# Iridescents



## Blaze (Mar 22, 2006)

Hello all... We currently have two iridescent sharks (15" and 17") in a 130 gallon tank, healthy and vibrant for the past 6 years. We were just wondering if anyone knows the life expectancy of these catfish? (Their life expectancy in aquariums).

Thanks!


----------



## Fishfirst (Jan 24, 2005)

Around 15-20 years in captivity. They will also need a lot larger tank than the 130 gallon sorry to say... but that is a fairly common mistake among aquarists, especially without prior research.


----------



## Blaze (Mar 22, 2006)

Fishfirst said:


> Around 15-20 years in captivity. They will also need a lot larger tank than the 130 gallon sorry to say... but that is a fairly common mistake among aquarists, especially without prior research.

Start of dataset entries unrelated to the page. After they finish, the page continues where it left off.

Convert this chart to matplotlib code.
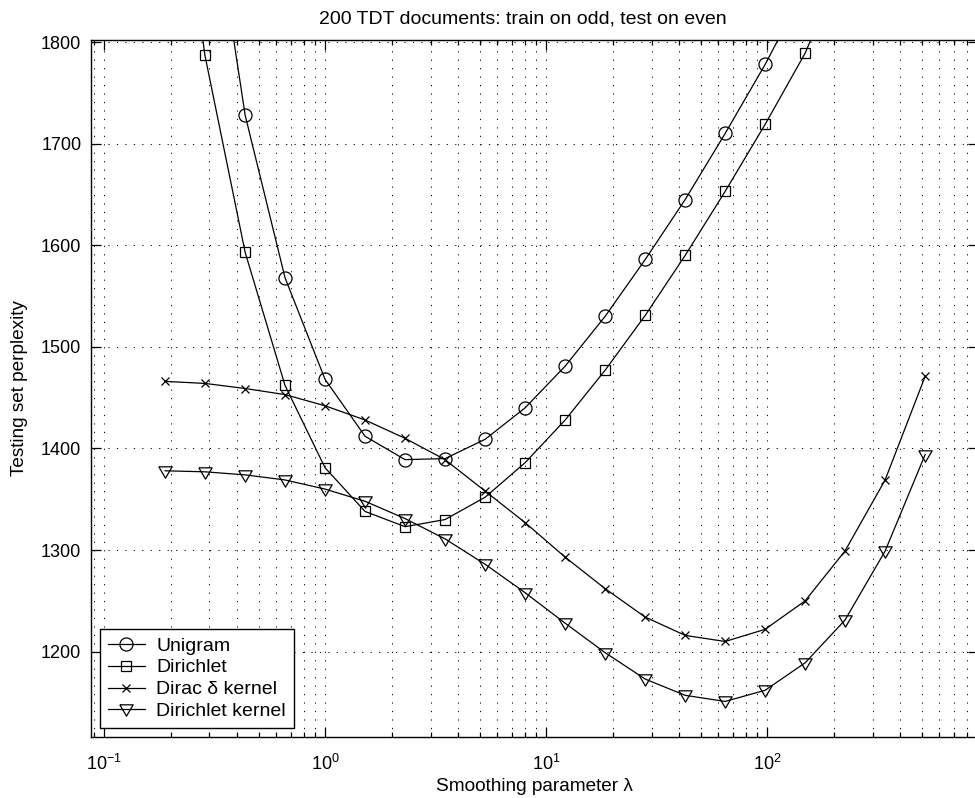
import matplotlib
matplotlib.use("Agg")
import matplotlib.pyplot as plt
import numpy as np
from matplotlib.ticker import LogLocator, MultipleLocator

plt.rcParams["font.family"] = ["Liberation Sans", "DejaVu Sans"]
plt.rcParams["mathtext.default"] = "regular"

# smoothing parameter values (shared by all curves)
lam = [0.189, 0.286, 0.435, 0.659, 1.0, 1.517, 2.30, 3.49, 5.30, 8.04,
       12.2, 18.5, 28.1, 42.6, 64.6, 98.0, 148.6, 225.0, 342.0, 519.0]

unigram = [2350, 1989, 1728, 1568, 1468, 1412, 1389, 1390, 1409, 1440,
           1481, 1530, 1586, 1645, 1710, 1778, 1853, 1935, 2020, 2110]
dirichlet = [2080, 1787, 1593, 1462, 1381, 1338, 1323, 1330, 1352, 1386,
             1428, 1477, 1531, 1590, 1653, 1719, 1789, 1881, 1975, 2070]
dirac = [1466, 1464, 1459, 1453, 1442, 1428, 1410, 1389, 1358, 1327,
         1293, 1262, 1234, 1216, 1210, 1222, 1250, 1299, 1369, 1471]
dir_kernel = [1378, 1377, 1374, 1369, 1360, 1348, 1331, 1311, 1286, 1258,
              1228, 1199, 1173, 1157, 1151, 1162, 1189, 1231, 1299, 1394]

labels = ["Unigram", "Dirichlet", "Dirac \u03b4 kernel", "Dirichlet kernel"]

# wide, flat down-triangle like the matlab one
tri = [(-6.7, 4.7), (6.7, 4.7), (0, -6.7), (-6.7, 4.7)]

fig = plt.figure(figsize=(9.75, 7.98), dpi=100)
ax = fig.add_axes([91 / 975, 1 - 737 / 798, (978 - 91) / 975, (737 - 40) / 798])

style = dict(color="k", lw=0.9, mfc="none", mec="k", mew=0.9)
ax.plot(lam, unigram, marker="o", ms=9.4, label=labels[0], **style)
ax.plot(lam, dirichlet, marker="s", ms=7.2, label=labels[1], **style)
ax.plot(lam, dirac, marker="x", ms=6.0, label=labels[2], **style)
ax.plot(lam, dir_kernel, marker=tri, ms=9.6, label=labels[3], **style)

ax.set_xscale("log")
ax.set_xlim(0.0873, 900)
ax.set_ylim(1116, 1802)
ax.yaxis.set_major_locator(MultipleLocator(100))
ax.xaxis.set_major_locator(LogLocator(base=10, numticks=10))
ax.xaxis.set_minor_locator(LogLocator(base=10, subs=np.arange(2, 10), numticks=20))

grid_ls = (0, (1.2, 7.5))
ax.grid(True, which="major", axis="both", color="k", lw=0.7, ls=grid_ls)
ax.grid(True, which="minor", axis="x", color="k", lw=0.7, ls=grid_ls)
ax.set_axisbelow(True)

ax.tick_params(which="both", direction="in", top=True, right=True,
               labelsize=13, width=0.9)
ax.tick_params(which="major", length=7)
ax.tick_params(which="minor", length=3.5)
ax.tick_params(axis="x", which="major", pad=12)
ax.tick_params(axis="y", which="major", pad=7)
for s in ax.spines.values():
    s.set_linewidth(1.0)

ax.set_title("200 TDT documents: train on odd, test on even", fontsize=14,
             pad=12, x=(523 - 91) / 887)
ax.set_xlabel("Smoothing parameter \u03bb", fontsize=13.7, labelpad=3)
ax.set_ylabel("Testing set perplexity", fontsize=13.7, labelpad=9)

leg = ax.legend(loc="lower left", fontsize=14, fancybox=False, framealpha=1,
                edgecolor="k", borderaxespad=0.46, handlelength=1.9,
                handletextpad=0.6, labelspacing=0.22, borderpad=0.4)
leg.get_frame().set_linewidth(1.0)

fig.savefig("out.png", dpi=100)
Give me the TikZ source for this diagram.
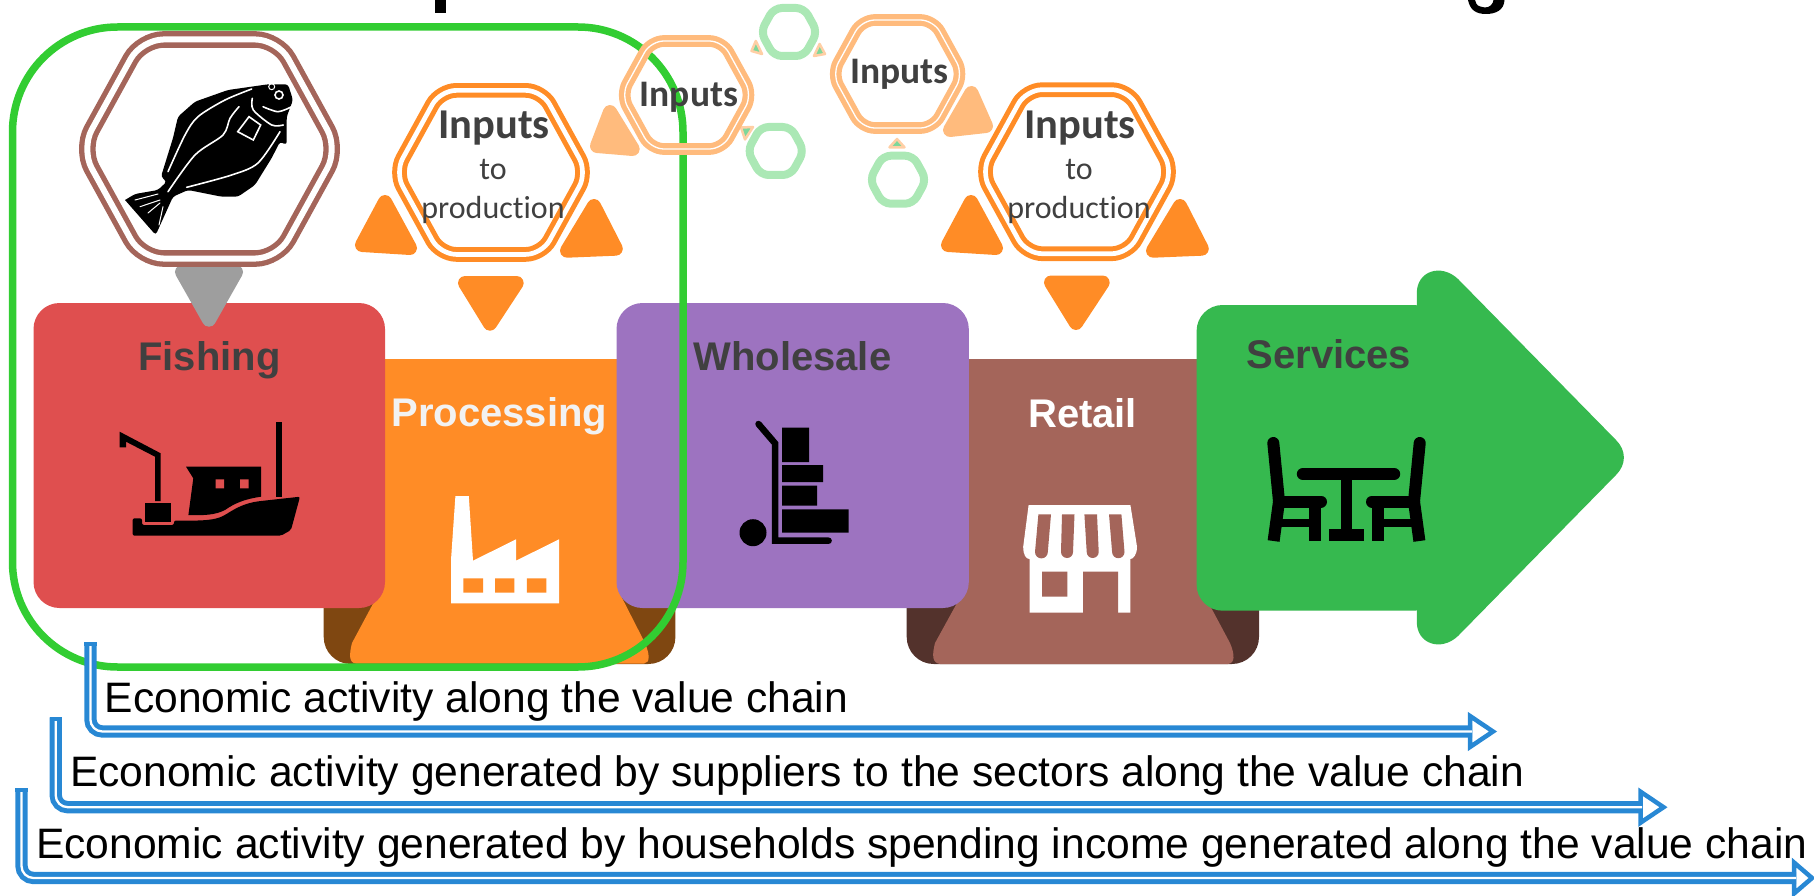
\documentclass[tikz,border=0pt]{standalone}
\usepackage{fontspec}
\setmainfont{Liberation Sans}
\newfontfamily\calfont[Ligatures=NoCommon]{Carlito}
\definecolor{cRed}{RGB}{223,79,79}
\definecolor{cOrange}{RGB}{255,140,38}
\definecolor{cLightOrange}{RGB}{255,187,125}
\definecolor{cPurple}{RGB}{157,115,192}
\definecolor{cBrown}{RGB}{164,101,90}
\definecolor{cDarkOrange}{RGB}{127,71,17}
\definecolor{cDarkBrown}{RGB}{83,50,44}
\definecolor{cGreen}{RGB}{54,185,79}
\definecolor{cFrame}{RGB}{50,205,50}
\definecolor{cLightGreen}{RGB}{171,232,181}
\definecolor{cSmallTri}{RGB}{127,215,154}
\definecolor{cTriEdge}{RGB}{255,207,165}
\definecolor{cBlue}{RGB}{40,136,212}
\definecolor{cText}{RGB}{64,64,64}
\definecolor{cPale}{RGB}{242,242,242}
\definecolor{cGrey}{RGB}{158,158,158}
\newcommand\rhex[6]{\draw[#6,rounded corners=#5]
 ({#1-(#3)},{#2}) -- ({#1-(#3)+0.55*(#4)},{#2-(#4)}) -- ({#1+(#3)-0.55*(#4)},{#2-(#4)}) -- ({#1+(#3)},{#2}) -- ({#1+(#3)-0.55*(#4)},{#2+(#4)}) -- ({#1-(#3)+0.55*(#4)},{#2+(#4)}) -- cycle;}
\newcommand\rtri[4]{\filldraw[#4,line width=14pt,line join=round] #1 -- #2 -- #3 -- cycle;}
\tikzset{
 x=1pt,y=-1pt,
 hexBrown/.style={draw=cBrown,line width=5.3pt,double=white,double distance=6pt},
 hexOrange/.style={draw=cOrange,line width=5pt,double=white,double distance=4.7pt},
 hexLight/.style={draw=cLightOrange,line width=5.2pt,double=white,double distance=1.3pt},
 hexGreen/.style={draw=cLightGreen,line width=8pt},
 smallTri/.style={draw=cTriEdge,fill=cSmallTri,line width=2.5pt,line join=round},
 headLab/.style={font=\fontsize{40}{44}\selectfont\bfseries,anchor=base,inner sep=0pt,text=cText},
 paleLab/.style={headLab,text=cPale},
 whiteLab/.style={headLab,text=white},
 bigIn/.style={font=\calfont\fontsize{42.5}{46}\selectfont\bfseries,anchor=base,inner sep=0pt,text=cText},
 smallIn/.style={font=\calfont\fontsize{37.5}{42}\selectfont\bfseries,anchor=base,inner sep=0pt,text=cText},
 thinIn/.style={font=\calfont\fontsize{32}{36}\selectfont,anchor=base,inner sep=0pt,text=cText},
 chainText/.style={font=\fontsize{42.6}{46}\selectfont,anchor=base west,inner sep=0pt,text=black},
 flowArrow/.style={draw=cBlue,line width=5pt,double=white,double distance=2.3pt,rounded corners=12pt},
 flowHead/.style={draw=cBlue,fill=white,line width=4.5pt,miter limit=10},
 frameBox/.style={draw=cFrame,line width=7.5pt,rounded corners=105pt},
 fishLine/.style={draw=white,line width=1.6pt,line cap=round},
 iconLine/.style={draw=black,line width=12pt,line cap=round},
 iconButt/.style={draw=black,line width=12pt,line cap=butt},
}
\begin{document}
\begin{tikzpicture}
\useasboundingbox (0,0) rectangle (1814,896);
\clip (0,0) rectangle (1814,896);
% title remnants
\fill[black] (435,0) rectangle (446,12.7);
\fill[black] (1468,0) -- (1475,0) .. controls (1477,6) .. (1485,7.5) .. controls (1490,7.5) and (1493,4) .. (1493.5,0) -- (1504.5,0) .. controls (1504,10) and (1496,14) .. (1486,14) .. controls (1476,14) and (1470,10) .. (1468,0) -- cycle;
% shadows under sector shapes
\fill[cDarkOrange,rounded corners=27pt] (323.7,560) rectangle (675.4,664);
\fill[cDarkBrown,rounded corners=27pt] (906.7,560) rectangle (1259,664);
% Processing shape
\fill[cOrange] (370,359) -- (625,359) -- (618,590) -- (645,643) .. controls (650,655) and (650,663) .. (644,663.5) -- (356,663.5) .. controls (349,663) and (349,655) .. (352,643) -- (375,600) -- cycle;
% Retail shape
\fill[cBrown] (950,359) -- (1205,359) -- (1207,600) -- (1230,643) .. controls (1235,655) and (1235,663) .. (1228,664) -- (940,664) .. controls (932,663) and (932,655) .. (935,643) -- (957,603) -- cycle;
% boxes
\fill[cRed,rounded corners=26pt] (33.5,303) rectangle (385,608);
\fill[cPurple,rounded corners=26pt] (616.5,303) rectangle (968.8,608);
% services arrow
\fill[cGreen,rounded corners=26pt] (1196.6,305) rectangle (1440,610.7);
\fill[cGreen] (1416.8,293) .. controls (1416.8,271) and (1441,263) .. (1458,279) -- (1616,440) .. controls (1626.5,450.5) and (1626.5,464.5) .. (1616,475) -- (1458,636) .. controls (1441,652) and (1416.8,644) .. (1416.8,622) -- cycle;
% orange triangles
\rtri{(385,202)}{(362,245)}{(410,248)}{cOrange}
\rtri{(594,206)}{(567,250.7)}{(615.8,248.7)}{cOrange}
\rtri{(465,283)}{(516.7,283)}{(490,323.7)}{cOrange}
\rtri{(971,202)}{(948,245)}{(996,248)}{cOrange}
\rtri{(1180,206)}{(1153,250.7)}{(1201.8,248.7)}{cOrange}
\rtri{(1051,282.5)}{(1102.7,282.5)}{(1076,323)}{cOrange}
\rtri{(182,272)}{(236,272)}{(209,319.7)}{cGrey}
\rtri{(610,112)}{(597,146)}{(632.7,149)}{cLightOrange}
\rtri{(971.4,93)}{(950,130)}{(986,126)}{cLightOrange}
% small triangles
\filldraw[smallTri] (755.8,41) -- (751.5,51) -- (762,54) -- cycle;
\filldraw[smallTri] (819.6,44) -- (825,54) -- (814,56) -- cycle;
\filldraw[smallTri] (741,127.5) -- (753,127) -- (745,139.5) -- cycle;
\filldraw[smallTri] (897,139) -- (889.5,147.3) -- (904.5,147.3) -- cycle;
% hexagons
\rhex{209.5}{149}{128.4}{109.5}{22pt}{hexBrown}
\rhex{491}{172.4}{96}{82}{16pt}{hexOrange}
\rhex{1077}{171.7}{96}{82}{16pt}{hexOrange}
\rhex{789}{32}{28.3}{24}{8pt}{hexGreen}
\rhex{775.7}{151}{28.3}{24}{8pt}{hexGreen}
\rhex{898}{179.7}{28.3}{24}{8pt}{hexGreen}
% fish
\fill[black,rounded corners=3pt] (268,84.3) -- (288,84.3) -- (293,100) -- (286.7,116.7) -- (286.7,145) -- (280,141.7) -- (271.7,158) -- (255,185) -- (238,196.7) -- (221.7,196.7) -- (188,190) -- (173,196.7) -- (155.7,235) [sharp corners] -- (125,200) [rounded corners=3pt] -- (135,194) -- (158,190) -- (166.7,181.7) -- (161,176.7) -- (173,138) -- (178,116.7) -- (195,101.7) -- (228,90) -- cycle;
\draw[fishLine] plot[smooth] coordinates {(168,171.7) (185,135) (198,116.7) (225,100) (251.7,89)};
\draw[fishLine] plot[smooth] coordinates {(168,191.7) (195,155) (223,135) (230,118.3) (239,106.7)};
\draw[fishLine] plot[smooth] coordinates {(186.7,187.3) (231.7,175) (258,163) (280,131.7)};
\draw[fishLine] plot[smooth] coordinates {(252.3,98.3) (253.3,110) (271.7,125) (283.3,125)};
\draw[fishLine] plot[smooth] coordinates {(263,106.7) (278,111.7) (291.7,106.7)};
\draw[fishLine] (249,116.7) -- (260.7,125) -- (253.3,140) -- (237.7,131.7) -- cycle;
\draw[white,line width=1.6pt] (279,95) circle[radius=4pt];
\draw[white,line width=1pt] (271.7,86.7) circle[radius=3pt];
\draw[fishLine,line width=1pt] (135,200) -- (158,194) (140,206.7) -- (160,200) (148,213) -- (160,203) (159,225) -- (163,206.7);
% ship
\fill[black,rounded corners=2pt] (132.6,518.3) -- (132.6,535.7) -- (281,535.7) -- (291,530) -- (300,496.7) -- (261,501) .. controls (245,503) and (236,508) .. (225,515) .. controls (215,520) and (205,521) .. (174,520.5) -- (174,525) -- (142,525) -- (142,518.3) -- cycle;
\fill[black] (186,466.7) -- (261,466.7) -- (261,496.7) .. controls (245,499) and (235,503) .. (225,510) .. controls (215,515) and (205,515.5) .. (188.4,515) -- (193.3,478.3) -- cycle;
\fill[cRed] (215.6,479.3) rectangle (224,488.3) (240,479.3) rectangle (248.7,488.3);
\fill[black] (145,503.3) rectangle (171.4,521.7);
\fill[black] (119.6,431.7) -- (160.7,453.3) -- (160.7,501) -- (155,501) -- (155,456.7) -- (126,441.7) -- (126,447.3) -- (119.6,447.3) -- cycle;
\fill[black] (276,422.3) rectangle (282,496.7);
% factory
\fill[white] (455.4,496) -- (468.8,496) -- (473,560.7) -- (516,539.3) -- (516,560.7) -- (559,539.3) -- (559,603.3) -- (451,603.3) -- (451,560) -- cycle;
\fill[cOrange] (463.4,578.3) rectangle (483,592.7) (495,578.3) rectangle (514.3,592.7) (526.8,578.3) rectangle (546.4,592.7);
% trolley
\fill[black] (782.1,427.7) rectangle (809,462) (782.1,465) rectangle (823.2,482) (782.1,485.7) rectangle (817,505.7) (782.1,509.3) rectangle (848.7,532.7);
\draw[black,line width=6.5pt,line cap=round,line join=miter] (758.5,424) -- (775,443.3) -- (775,540.7) -- (828.6,540.7);
\fill[black] (753,532.7) ellipse[x radius=13.5pt,y radius=13.5pt];
% store
\fill[white] (1028.6,505) -- (1130.4,505) -- (1137,546.7) .. controls (1137,555) and (1133,559) .. (1130.4,559) -- (1130.4,612.7) -- (1029.5,612.7) -- (1029.5,559) .. controls (1026,559) and (1023.2,555) .. (1023.2,546.7) -- cycle;
\fill[cBrown] (1038.4,514.3) -- (1051,514.3) -- (1047.8,552) arc[start angle=0,end angle=180,x radius=6.4pt,y radius=-6.4pt] -- cycle;
\fill[cBrown] (1062,514.3) -- (1074.5,514.3) -- (1073,552) arc[start angle=0,end angle=180,x radius=6pt,y radius=-6pt] -- cycle;
\fill[cBrown] (1084.4,514.3) -- (1097,514.3) -- (1098.7,552) arc[start angle=0,end angle=180,x radius=6pt,y radius=-6pt] -- cycle;
\fill[cBrown] (1109,514.3) -- (1121.4,514.3) -- (1124.5,552) arc[start angle=0,end angle=180,x radius=6.2pt,y radius=-6.2pt] -- cycle;
\fill[cBrown] (1083,571.7) rectangle (1118,614) (1042,571.7) rectangle (1067.4,596.7);
% table and chairs
\draw[iconLine] (1273.3,443) -- (1279,501.5);
\draw[iconButt] (1279,501.5) -- (1273.6,541);
\draw[iconLine] (1279,501.5) -- (1321,501.5);
\draw[iconButt] (1315,505) -- (1315,541);
\fill[black] (1281,519.3) rectangle (1310,527.3);
\draw[iconLine] (1419.7,443) -- (1414,501.5);
\draw[iconButt] (1414,501.5) -- (1419.4,541);
\draw[iconLine] (1414,501.5) -- (1372,501.5);
\draw[iconButt] (1378,505) -- (1378,541);
\fill[black] (1383,519.3) rectangle (1412,527.3);
\draw[iconLine,line width=12.4pt] (1303,474) -- (1394,474);
\fill[black] (1340.6,478) rectangle (1352,532);
\fill[black] (1329,529.3) rectangle (1364.3,541);
% labels
\node[headLab] (fishing) at (209.4,370) {Fishing};
\node[paleLab] (processing) at (499.4,426.7) {Processing};
\node[headLab] (wholesale) at (792.4,370) {Wholesale};
\node[whiteLab] (retail) at (1082.6,427) {Retail};
\node[headLab] (services) at (1328.9,368) {Services};
% value-chain frame
\draw[frameBox] (12.5,27) rectangle (683,667);
% pale hexagons above the frame
\rhex{686.6}{95}{65.5}{54}{13pt}{hexLight}
\rhex{897.6}{74}{65.5}{54}{13pt}{hexLight}
% inputs text
\node[bigIn] (in1) at (494,138.3) {Inputs};
\node[thinIn] (to1) at (493,180) {to};
\node[thinIn] (pr1) at (493,218.3) {production};
\node[bigIn] (in2) at (1080,138.3) {Inputs};
\node[thinIn] (to2) at (1079,180) {to};
\node[thinIn] (pr2) at (1079,218.3) {production};
\node[smallIn] (in3) at (689,106.7) {Inputs};
\node[smallIn] (in4) at (899.5,83.3) {Inputs};
% flow arrows
\coordinate (s1) at (90.4,642); \coordinate (e1) at (1472,731.5);
\coordinate (s2) at (55.7,717.3); \coordinate (e2) at (1642,807.2);
\coordinate (s3) at (21.5,788.3); \coordinate (e3) at (1796,878);
\draw[flowHead] (1470,716) -- (1493,731.5) -- (1470,747) -- cycle;
\draw[flowHead] (1640.5,791.7) -- (1663.5,807.2) -- (1640.5,822.7) -- cycle;
\draw[flowHead] (1794,862.5) -- (1812,878) -- (1794,893.5) -- cycle;
\draw[flowArrow] (s1) |- (e1);
\draw[flowArrow] (s2) |- (e2);
\draw[flowArrow] (s3) |- (e3);
\draw[cBlue,line width=12.3pt] (s1) -- ++(0,4);
\draw[cBlue,line width=12.3pt] (s2) -- ++(0,4);
\draw[cBlue,line width=12.3pt] (s3) -- ++(0,4);
\node[chainText] (t1) at (104.5,712.7) {Economic activity along the value chain};
\node[chainText] (t2) at (70,786.7) {Economic activity generated by suppliers to the sectors along the value chain};
\node[chainText] (t3) at (36,858.3) {Economic activity generated by households spending income generated along the value chain};
\end{tikzpicture}
\end{document}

Thank you for the advice, though I'm quite aware that these fish need large tanks, however the total gallons are not as important as the shape of the tank. Don’t assume that every 130-gallon tank is the standard rectangular glass show tank standing in someone’s rec room. Not everyone who has ID’s is someone who made a common mistake due to lack of research. So rather than making assumptions, and passing judgments on people, keep in mind that some people may have made a conscious choice to acquire these large catfish, and are perfectly capable of providing a proper environment, such as 130 gallon ring-shaped tank built from a ring of cement blocks lined with black pond liner, equipped with powerheads to allow the fish to swim against the current…

I appreciate the response...We're glad to hear that they have a long life expectancy. Thanks.


----------



## shev (Jan 18, 2005)

Honestly, althugh 130 gallon most likely will be too small with any dimensions. those fish are lucky they got someone with a 130 gallon, of any shape. Unfortunately theyre easy to aquire at any pet store, and most probably get stuck in <20 gallons.


----------



## Fishfirst (Jan 24, 2005)

Shev is right, 130 gallons even in a circular pond type tank is not enough. These guys get at least 48" if properly housed... lemmie guess, your "pond" is 48" in diameter? (a 48"diameterX18"deep pond is around 130 gallons) Thats not nearly enough to seriously consider these guys to be in there for a long period of time.


----------